■ WORK TO COMPLETE: Output, word for word, every line from the start of the listing down to and including the line that contains "(0,0) rectangle (1359,699);"; include nothing else.

########

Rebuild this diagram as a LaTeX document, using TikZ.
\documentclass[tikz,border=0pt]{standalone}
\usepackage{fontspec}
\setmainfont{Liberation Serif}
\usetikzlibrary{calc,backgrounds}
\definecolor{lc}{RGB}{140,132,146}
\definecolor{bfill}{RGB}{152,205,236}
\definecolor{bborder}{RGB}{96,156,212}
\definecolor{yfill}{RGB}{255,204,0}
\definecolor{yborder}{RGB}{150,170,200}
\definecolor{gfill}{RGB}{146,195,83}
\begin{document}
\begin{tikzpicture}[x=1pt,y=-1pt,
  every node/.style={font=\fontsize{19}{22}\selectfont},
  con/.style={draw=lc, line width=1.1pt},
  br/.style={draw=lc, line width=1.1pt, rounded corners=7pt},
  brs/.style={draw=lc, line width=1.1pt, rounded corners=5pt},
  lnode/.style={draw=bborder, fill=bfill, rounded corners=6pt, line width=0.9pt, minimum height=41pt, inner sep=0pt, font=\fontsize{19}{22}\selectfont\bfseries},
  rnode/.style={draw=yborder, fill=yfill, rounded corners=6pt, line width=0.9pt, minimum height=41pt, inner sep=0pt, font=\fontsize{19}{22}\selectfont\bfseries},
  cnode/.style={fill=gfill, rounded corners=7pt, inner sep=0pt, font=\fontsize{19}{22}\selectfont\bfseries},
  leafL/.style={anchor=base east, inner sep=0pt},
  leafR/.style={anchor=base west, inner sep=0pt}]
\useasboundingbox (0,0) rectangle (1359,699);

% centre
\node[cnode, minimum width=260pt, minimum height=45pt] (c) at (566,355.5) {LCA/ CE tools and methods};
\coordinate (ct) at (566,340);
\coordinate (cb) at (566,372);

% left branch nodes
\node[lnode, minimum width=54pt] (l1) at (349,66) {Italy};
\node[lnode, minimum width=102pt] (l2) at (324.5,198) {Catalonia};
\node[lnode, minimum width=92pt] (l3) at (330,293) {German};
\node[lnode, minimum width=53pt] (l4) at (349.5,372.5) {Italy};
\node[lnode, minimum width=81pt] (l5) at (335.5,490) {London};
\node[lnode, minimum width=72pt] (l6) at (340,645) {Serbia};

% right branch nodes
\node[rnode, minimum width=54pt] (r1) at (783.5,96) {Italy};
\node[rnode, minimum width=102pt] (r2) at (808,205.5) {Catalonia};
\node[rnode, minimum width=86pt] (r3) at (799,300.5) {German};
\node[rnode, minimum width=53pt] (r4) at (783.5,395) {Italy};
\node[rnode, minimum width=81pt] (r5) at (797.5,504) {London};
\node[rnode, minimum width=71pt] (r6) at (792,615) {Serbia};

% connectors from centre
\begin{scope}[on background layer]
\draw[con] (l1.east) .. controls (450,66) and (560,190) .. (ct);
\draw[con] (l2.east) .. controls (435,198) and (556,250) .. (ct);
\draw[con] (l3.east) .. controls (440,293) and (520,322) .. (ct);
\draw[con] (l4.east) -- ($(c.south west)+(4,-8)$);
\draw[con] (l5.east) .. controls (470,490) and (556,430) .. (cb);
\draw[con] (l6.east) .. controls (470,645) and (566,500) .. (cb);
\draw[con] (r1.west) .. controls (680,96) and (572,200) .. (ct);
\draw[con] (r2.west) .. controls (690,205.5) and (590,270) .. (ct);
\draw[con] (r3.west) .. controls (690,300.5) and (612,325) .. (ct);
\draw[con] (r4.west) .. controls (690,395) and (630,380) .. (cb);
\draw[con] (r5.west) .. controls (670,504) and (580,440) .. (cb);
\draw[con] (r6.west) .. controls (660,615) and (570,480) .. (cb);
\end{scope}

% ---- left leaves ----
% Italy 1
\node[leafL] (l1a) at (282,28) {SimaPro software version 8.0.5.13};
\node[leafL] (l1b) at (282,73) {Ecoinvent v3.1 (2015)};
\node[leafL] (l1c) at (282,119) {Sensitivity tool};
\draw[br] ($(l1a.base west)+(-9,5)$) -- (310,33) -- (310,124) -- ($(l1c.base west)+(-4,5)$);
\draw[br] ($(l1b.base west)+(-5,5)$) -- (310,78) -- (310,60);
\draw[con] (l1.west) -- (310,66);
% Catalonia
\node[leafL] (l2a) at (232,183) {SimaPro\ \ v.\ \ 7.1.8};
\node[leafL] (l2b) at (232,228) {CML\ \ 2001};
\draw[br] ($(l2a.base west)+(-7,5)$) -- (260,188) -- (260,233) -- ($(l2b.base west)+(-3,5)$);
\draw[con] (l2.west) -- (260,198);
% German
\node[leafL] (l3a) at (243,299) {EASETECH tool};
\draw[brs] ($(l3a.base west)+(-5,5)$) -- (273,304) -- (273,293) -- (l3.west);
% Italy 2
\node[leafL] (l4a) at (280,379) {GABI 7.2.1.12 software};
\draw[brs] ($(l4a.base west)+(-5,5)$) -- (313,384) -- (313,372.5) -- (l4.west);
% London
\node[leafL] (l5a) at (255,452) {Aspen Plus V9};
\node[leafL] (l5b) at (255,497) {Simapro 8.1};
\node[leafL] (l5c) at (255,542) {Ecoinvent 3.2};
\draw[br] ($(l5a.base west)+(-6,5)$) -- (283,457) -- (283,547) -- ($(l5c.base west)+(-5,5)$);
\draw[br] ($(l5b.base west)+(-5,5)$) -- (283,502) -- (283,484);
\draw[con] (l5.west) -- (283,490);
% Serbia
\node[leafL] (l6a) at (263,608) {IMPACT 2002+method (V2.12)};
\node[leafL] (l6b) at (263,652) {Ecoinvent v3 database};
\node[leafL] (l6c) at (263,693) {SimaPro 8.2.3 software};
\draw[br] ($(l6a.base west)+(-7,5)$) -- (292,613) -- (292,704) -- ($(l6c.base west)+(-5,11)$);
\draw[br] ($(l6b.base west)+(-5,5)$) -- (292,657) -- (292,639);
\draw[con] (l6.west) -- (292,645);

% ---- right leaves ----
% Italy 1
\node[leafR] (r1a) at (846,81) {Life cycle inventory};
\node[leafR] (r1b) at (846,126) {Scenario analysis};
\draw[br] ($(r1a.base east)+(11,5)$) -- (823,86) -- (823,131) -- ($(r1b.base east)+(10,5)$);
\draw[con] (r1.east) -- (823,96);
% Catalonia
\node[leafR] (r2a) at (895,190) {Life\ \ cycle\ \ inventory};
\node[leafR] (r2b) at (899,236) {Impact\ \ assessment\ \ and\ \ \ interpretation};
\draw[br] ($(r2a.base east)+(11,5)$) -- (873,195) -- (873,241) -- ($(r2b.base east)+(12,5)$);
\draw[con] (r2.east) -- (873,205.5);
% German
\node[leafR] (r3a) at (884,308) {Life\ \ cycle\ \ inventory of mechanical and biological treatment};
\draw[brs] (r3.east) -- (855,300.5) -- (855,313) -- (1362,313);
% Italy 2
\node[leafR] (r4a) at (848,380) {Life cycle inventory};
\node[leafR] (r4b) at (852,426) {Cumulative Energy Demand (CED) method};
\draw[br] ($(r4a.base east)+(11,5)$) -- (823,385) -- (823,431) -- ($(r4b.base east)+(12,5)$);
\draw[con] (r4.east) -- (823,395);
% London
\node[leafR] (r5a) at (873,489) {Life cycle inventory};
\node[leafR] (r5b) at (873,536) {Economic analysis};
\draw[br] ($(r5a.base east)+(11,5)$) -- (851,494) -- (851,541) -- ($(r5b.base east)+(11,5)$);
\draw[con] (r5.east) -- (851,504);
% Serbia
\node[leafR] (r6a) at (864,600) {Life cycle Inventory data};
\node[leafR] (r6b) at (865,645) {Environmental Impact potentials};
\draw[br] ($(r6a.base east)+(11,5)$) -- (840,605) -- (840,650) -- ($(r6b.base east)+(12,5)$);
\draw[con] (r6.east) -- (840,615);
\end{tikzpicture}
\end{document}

########

■ THE OUTPUT:
Rebuild this diagram as a LaTeX document, using TikZ.
\documentclass[tikz,border=0pt]{standalone}
\usepackage{fontspec}
\setmainfont{Liberation Serif}
\usetikzlibrary{calc,backgrounds}
\definecolor{lc}{RGB}{140,132,146}
\definecolor{bfill}{RGB}{152,205,236}
\definecolor{bborder}{RGB}{96,156,212}
\definecolor{yfill}{RGB}{255,204,0}
\definecolor{yborder}{RGB}{150,170,200}
\definecolor{gfill}{RGB}{146,195,83}
\begin{document}
\begin{tikzpicture}[x=1pt,y=-1pt,
  every node/.style={font=\fontsize{19}{22}\selectfont},
  con/.style={draw=lc, line width=1.1pt},
  br/.style={draw=lc, line width=1.1pt, rounded corners=7pt},
  brs/.style={draw=lc, line width=1.1pt, rounded corners=5pt},
  lnode/.style={draw=bborder, fill=bfill, rounded corners=6pt, line width=0.9pt, minimum height=41pt, inner sep=0pt, font=\fontsize{19}{22}\selectfont\bfseries},
  rnode/.style={draw=yborder, fill=yfill, rounded corners=6pt, line width=0.9pt, minimum height=41pt, inner sep=0pt, font=\fontsize{19}{22}\selectfont\bfseries},
  cnode/.style={fill=gfill, rounded corners=7pt, inner sep=0pt, font=\fontsize{19}{22}\selectfont\bfseries},
  leafL/.style={anchor=base east, inner sep=0pt},
  leafR/.style={anchor=base west, inner sep=0pt}]
\useasboundingbox (0,0) rectangle (1359,699);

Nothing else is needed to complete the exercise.